The death of the Plain Jane fluorescent tube is in the cards. Lighting legislation signed into law in 2007 has been coming at us for 5 years. Fuel economy for vehicles, bio-fuels, lighting fixtures, lamps, appliances and building energy savings were all targeted, along with other items too numerous and way over my head. In 2010, manufacturers were no longer able to manufacture magnetic ballast. These were the coil and core ballast that weighed a ton.
When suppliers started to run out, your only choice was electronic ballast. You know, if you’re old like me you can remember when those ballasts stuck their heads out in the 70’s, and after all the smoke from lawsuits and finger pointing cleared, they hid their ugly heads for 25 years. In 1995, when you took your 40 watt ballast to the hardware store, it had to replaced by a 34 watt. Now when you take your 34 watt ballast in, you get this little lightweight thing to put in your fixture. “How can I be getting my money’s worth? This thing is too light!”
In 2010, if you had to change your fluorescent fixture, you had to start using those skinny tubes. “Light-weight fixtures and skinny tubes,don’t take me for a fool!” Starting July 14, 2012, the manufacturers will stop making all the old fashioned T12 lamps. With a few exceptions, when you take that 8 foot tube in your garage to get it replaced, or that wimpy 34 watt 4 foot tube in to get a replacement, not only will you have to buy a new fixture, you will also have to take the evil old lamps back with you, because they are now hazardous waste. “These kids now-a-days don’t know nuttin!”
If you are one of the few that read the “Energy Independence and Security Act of 2007” you might make heads or tails of it. If you understood it, then English must be a second language. But the good news is: it’s working for the most part. It is costing us an arm and leg, but it’s working. Now when you and I have the simple job of changing light bulbs, it becomes a major DIY project. It is costing us. Now what do we get out of it? More power. Since it has security in the title, do we get to carry a gun? Heck No!
Out of all the energy used in the US, 25% is used in homes and 19% is used in commercial buildings. It was estimated that energy use would spike 44% from 2005 to 2030. Seven years later it looks like that spike will only be 14%. If you do your math like our politicians, we will save 68%. But it’s 68% of nothing, and this time nothing is a good thing.

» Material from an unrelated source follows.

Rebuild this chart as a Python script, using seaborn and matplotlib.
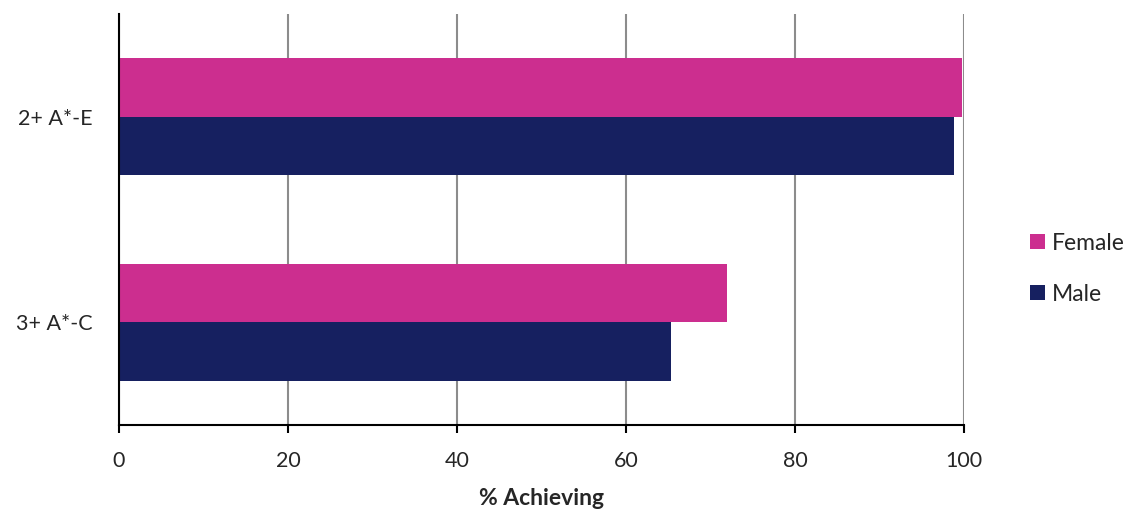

You can look at it and say we saved 68%, or you can look at it and say we created 68%. It’s not from some new wind, sun, aluminum foil technology, it is a new technology. A technology called “Renewable Energy”.
Now, when you do your honey-dos, whether it’s caulking, insulating, installing blinds, or sitting under the shade of a tree you planted years ago, you know that you are pioneering new grounds.
On the numbers I used, I didn’t just grab the first numbers I found, I did try to check their sources. Probably the best source is EIA Annual Energy Outlook 2008.